_Your instructions_
Using the listing below, please print exactly the lines from the one with "Generate a component" through the one with "type P = [number, number];". Leave out every picture.

_Listed records_
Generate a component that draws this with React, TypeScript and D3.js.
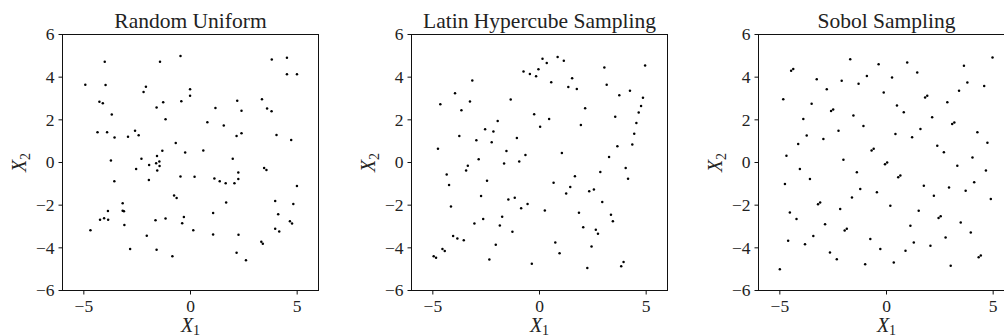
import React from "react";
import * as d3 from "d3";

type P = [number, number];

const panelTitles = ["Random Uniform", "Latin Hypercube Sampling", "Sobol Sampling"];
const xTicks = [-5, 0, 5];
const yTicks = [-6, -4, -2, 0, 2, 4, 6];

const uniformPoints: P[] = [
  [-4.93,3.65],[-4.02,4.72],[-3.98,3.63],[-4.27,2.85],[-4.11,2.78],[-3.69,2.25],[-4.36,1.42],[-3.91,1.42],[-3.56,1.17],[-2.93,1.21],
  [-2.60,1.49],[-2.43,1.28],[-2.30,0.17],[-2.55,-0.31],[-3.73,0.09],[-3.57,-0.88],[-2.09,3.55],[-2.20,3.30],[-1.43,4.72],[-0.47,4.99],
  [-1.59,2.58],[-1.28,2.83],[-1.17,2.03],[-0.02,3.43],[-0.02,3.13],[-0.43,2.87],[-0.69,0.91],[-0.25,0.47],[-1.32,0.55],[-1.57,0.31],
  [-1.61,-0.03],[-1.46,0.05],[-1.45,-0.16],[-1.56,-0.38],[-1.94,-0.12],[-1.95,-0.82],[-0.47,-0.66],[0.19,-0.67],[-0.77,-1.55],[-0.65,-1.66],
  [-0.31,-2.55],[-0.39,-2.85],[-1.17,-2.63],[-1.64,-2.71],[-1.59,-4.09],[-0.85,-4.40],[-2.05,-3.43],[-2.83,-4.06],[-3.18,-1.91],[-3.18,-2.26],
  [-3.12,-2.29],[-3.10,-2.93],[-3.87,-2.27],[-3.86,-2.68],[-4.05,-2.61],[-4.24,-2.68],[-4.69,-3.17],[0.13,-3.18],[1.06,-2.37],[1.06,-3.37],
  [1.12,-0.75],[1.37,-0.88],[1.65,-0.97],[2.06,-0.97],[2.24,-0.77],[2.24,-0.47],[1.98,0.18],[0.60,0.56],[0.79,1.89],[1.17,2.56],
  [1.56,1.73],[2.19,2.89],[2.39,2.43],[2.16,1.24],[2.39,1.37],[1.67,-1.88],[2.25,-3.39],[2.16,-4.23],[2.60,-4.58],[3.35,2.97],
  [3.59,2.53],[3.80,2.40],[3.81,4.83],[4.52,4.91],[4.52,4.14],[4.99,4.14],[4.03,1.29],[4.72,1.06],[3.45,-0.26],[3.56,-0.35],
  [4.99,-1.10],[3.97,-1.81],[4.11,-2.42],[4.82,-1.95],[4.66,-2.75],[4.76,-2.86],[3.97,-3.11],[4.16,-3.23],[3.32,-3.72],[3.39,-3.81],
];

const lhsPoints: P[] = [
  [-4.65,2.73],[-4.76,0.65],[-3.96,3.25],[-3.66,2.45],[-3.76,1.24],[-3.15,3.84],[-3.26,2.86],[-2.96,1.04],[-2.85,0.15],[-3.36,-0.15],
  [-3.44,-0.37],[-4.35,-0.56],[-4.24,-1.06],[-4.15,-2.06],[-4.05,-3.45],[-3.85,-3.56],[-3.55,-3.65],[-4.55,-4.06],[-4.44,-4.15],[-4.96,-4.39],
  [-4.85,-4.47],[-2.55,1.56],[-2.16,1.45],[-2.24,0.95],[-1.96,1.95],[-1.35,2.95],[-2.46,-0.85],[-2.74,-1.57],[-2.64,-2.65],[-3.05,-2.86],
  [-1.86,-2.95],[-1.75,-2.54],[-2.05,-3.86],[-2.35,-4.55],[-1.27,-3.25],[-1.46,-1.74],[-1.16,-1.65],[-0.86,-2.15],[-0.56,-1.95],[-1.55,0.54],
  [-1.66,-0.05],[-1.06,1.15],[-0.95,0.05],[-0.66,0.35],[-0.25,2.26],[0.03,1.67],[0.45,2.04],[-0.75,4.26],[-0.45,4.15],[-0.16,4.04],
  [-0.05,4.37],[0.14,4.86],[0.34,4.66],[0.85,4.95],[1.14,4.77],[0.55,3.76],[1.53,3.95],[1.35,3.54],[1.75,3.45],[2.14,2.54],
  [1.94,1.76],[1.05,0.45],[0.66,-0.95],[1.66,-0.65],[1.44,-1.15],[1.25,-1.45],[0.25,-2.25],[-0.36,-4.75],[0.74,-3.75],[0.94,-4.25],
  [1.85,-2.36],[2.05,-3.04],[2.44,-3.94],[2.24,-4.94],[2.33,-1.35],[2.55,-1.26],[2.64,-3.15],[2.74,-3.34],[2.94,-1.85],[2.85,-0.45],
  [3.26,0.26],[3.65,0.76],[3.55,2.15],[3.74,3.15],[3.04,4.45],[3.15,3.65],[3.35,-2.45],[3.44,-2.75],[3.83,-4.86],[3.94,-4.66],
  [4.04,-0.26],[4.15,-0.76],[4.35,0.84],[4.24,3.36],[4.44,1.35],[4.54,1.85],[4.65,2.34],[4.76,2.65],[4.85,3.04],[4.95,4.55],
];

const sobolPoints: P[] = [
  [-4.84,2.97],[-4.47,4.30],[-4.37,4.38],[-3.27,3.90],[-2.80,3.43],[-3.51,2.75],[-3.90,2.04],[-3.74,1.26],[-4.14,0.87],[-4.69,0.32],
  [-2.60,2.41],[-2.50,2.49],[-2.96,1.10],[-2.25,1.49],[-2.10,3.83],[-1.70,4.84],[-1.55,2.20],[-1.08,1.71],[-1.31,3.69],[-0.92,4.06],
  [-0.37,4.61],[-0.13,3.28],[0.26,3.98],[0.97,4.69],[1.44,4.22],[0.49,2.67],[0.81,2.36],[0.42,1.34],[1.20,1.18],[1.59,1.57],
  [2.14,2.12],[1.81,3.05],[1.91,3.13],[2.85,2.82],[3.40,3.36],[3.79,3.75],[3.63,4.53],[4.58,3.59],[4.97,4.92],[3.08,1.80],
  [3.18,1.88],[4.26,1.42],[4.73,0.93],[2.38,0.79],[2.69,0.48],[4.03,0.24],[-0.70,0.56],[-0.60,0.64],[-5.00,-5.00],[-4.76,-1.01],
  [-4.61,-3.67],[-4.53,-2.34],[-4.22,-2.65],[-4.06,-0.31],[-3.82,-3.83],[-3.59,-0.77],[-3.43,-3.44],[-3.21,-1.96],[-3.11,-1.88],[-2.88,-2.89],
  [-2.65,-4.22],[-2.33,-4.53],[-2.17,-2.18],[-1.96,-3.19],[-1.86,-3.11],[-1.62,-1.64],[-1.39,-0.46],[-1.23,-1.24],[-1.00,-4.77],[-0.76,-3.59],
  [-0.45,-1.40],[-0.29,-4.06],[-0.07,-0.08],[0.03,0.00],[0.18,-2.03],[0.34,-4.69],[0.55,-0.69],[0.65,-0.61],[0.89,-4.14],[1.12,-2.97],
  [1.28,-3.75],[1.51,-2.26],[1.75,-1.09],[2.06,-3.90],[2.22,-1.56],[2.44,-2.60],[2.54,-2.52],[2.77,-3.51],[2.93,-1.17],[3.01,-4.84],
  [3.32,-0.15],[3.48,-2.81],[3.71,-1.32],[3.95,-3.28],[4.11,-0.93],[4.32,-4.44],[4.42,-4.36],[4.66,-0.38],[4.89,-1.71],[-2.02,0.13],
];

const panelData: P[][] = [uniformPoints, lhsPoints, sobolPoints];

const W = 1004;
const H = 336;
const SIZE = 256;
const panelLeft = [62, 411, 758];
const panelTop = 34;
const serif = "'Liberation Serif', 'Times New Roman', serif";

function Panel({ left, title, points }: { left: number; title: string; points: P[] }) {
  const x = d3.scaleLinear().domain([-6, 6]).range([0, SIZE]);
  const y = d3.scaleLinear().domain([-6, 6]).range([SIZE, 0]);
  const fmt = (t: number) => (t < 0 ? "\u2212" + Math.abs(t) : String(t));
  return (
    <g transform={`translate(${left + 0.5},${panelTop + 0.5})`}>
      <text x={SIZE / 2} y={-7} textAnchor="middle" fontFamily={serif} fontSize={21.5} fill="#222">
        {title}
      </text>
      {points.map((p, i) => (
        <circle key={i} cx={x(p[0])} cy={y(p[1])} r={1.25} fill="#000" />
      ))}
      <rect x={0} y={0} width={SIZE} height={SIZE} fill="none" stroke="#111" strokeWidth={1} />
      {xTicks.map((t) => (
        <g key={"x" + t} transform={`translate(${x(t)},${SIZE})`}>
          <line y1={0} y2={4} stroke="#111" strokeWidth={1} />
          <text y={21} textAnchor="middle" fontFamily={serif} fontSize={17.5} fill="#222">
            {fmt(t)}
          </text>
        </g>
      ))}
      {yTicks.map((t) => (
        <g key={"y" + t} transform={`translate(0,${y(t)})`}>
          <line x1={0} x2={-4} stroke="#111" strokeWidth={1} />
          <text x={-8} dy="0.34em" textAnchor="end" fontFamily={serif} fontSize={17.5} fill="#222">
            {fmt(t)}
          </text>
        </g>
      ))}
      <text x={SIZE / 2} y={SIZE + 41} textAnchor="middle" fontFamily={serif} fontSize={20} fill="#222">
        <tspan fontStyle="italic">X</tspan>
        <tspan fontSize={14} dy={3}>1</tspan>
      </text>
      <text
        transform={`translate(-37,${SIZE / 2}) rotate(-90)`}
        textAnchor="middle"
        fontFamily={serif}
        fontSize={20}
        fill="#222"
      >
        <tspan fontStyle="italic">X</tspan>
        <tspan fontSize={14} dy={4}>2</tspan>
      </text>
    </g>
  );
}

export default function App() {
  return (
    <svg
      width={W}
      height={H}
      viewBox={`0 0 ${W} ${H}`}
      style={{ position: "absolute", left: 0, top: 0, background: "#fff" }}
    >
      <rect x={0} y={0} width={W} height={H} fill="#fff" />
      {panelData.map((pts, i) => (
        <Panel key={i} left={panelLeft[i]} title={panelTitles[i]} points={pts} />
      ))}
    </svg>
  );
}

--

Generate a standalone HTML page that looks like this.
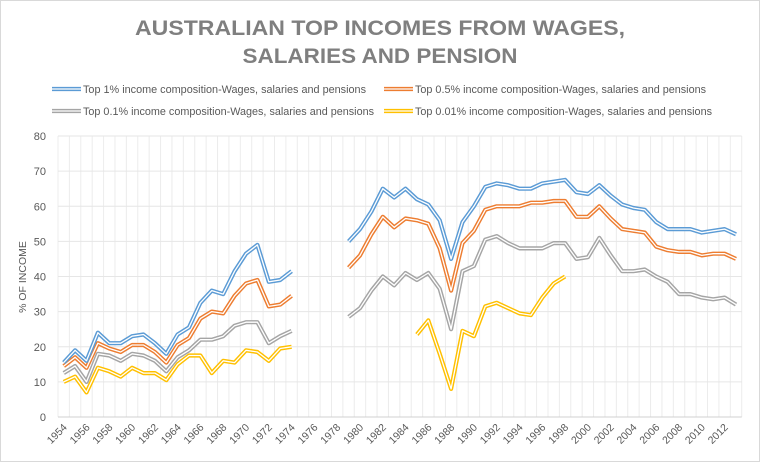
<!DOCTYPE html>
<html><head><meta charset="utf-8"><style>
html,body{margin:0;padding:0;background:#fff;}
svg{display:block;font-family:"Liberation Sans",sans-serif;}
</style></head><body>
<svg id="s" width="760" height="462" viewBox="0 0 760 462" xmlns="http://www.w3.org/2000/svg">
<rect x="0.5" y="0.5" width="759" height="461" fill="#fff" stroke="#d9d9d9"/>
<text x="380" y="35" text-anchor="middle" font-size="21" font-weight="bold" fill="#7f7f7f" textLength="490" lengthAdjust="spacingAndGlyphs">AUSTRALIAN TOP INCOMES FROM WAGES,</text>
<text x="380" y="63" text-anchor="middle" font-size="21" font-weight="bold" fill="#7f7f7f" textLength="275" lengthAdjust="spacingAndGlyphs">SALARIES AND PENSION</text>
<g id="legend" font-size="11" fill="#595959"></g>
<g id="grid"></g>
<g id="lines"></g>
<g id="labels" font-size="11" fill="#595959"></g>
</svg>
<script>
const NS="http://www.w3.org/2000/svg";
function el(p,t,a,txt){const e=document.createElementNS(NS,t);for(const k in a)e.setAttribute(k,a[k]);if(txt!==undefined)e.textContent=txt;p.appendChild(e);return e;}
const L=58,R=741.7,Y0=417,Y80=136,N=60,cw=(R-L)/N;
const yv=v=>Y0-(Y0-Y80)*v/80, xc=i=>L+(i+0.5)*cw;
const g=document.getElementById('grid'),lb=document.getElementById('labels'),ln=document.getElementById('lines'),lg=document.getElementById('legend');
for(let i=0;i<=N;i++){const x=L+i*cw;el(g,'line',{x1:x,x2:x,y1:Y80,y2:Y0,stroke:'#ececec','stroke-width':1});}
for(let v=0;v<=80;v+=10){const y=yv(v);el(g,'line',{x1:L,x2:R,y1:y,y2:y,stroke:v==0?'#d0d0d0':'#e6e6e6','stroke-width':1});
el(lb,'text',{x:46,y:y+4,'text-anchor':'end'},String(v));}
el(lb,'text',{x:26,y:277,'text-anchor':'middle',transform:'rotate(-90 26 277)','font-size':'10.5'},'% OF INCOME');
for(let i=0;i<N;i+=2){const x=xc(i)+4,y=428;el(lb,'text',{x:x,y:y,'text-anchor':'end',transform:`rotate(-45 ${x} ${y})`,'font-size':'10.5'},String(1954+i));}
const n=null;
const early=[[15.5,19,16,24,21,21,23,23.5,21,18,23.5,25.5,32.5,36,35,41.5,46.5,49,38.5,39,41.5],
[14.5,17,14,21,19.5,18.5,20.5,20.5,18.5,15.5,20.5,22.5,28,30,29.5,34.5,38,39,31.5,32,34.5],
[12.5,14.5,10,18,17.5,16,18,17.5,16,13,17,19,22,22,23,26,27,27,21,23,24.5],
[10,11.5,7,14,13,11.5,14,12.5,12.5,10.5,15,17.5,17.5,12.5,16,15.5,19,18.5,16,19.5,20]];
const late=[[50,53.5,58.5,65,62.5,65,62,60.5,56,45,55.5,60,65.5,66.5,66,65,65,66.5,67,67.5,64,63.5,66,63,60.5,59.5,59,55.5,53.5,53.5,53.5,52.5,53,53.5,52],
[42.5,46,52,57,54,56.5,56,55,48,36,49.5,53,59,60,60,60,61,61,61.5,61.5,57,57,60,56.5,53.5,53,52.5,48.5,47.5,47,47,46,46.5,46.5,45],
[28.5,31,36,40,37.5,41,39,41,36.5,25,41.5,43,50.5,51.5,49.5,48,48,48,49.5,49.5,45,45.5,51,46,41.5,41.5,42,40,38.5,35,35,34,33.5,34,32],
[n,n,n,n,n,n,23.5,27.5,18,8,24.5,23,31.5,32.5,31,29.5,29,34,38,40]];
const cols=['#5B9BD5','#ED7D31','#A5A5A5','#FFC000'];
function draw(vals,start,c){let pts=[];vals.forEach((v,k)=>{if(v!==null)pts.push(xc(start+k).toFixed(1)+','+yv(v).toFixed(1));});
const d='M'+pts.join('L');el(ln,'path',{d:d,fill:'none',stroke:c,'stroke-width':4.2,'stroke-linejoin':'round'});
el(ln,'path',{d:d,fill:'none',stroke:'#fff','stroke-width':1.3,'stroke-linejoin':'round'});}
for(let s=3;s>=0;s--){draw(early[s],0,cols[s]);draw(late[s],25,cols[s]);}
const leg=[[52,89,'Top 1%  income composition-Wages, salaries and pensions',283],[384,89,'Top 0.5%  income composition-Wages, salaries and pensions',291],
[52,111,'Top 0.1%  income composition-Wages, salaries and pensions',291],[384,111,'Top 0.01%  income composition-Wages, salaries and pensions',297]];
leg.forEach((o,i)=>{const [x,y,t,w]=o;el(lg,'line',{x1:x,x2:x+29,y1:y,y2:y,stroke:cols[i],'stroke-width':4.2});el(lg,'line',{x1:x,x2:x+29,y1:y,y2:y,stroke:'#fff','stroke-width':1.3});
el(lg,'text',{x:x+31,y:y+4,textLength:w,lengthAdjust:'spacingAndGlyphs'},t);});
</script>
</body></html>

_Written answer_
Generate a component that draws this with React, TypeScript and D3.js.
import React from "react";
import * as d3 from "d3";

type P = [number, number];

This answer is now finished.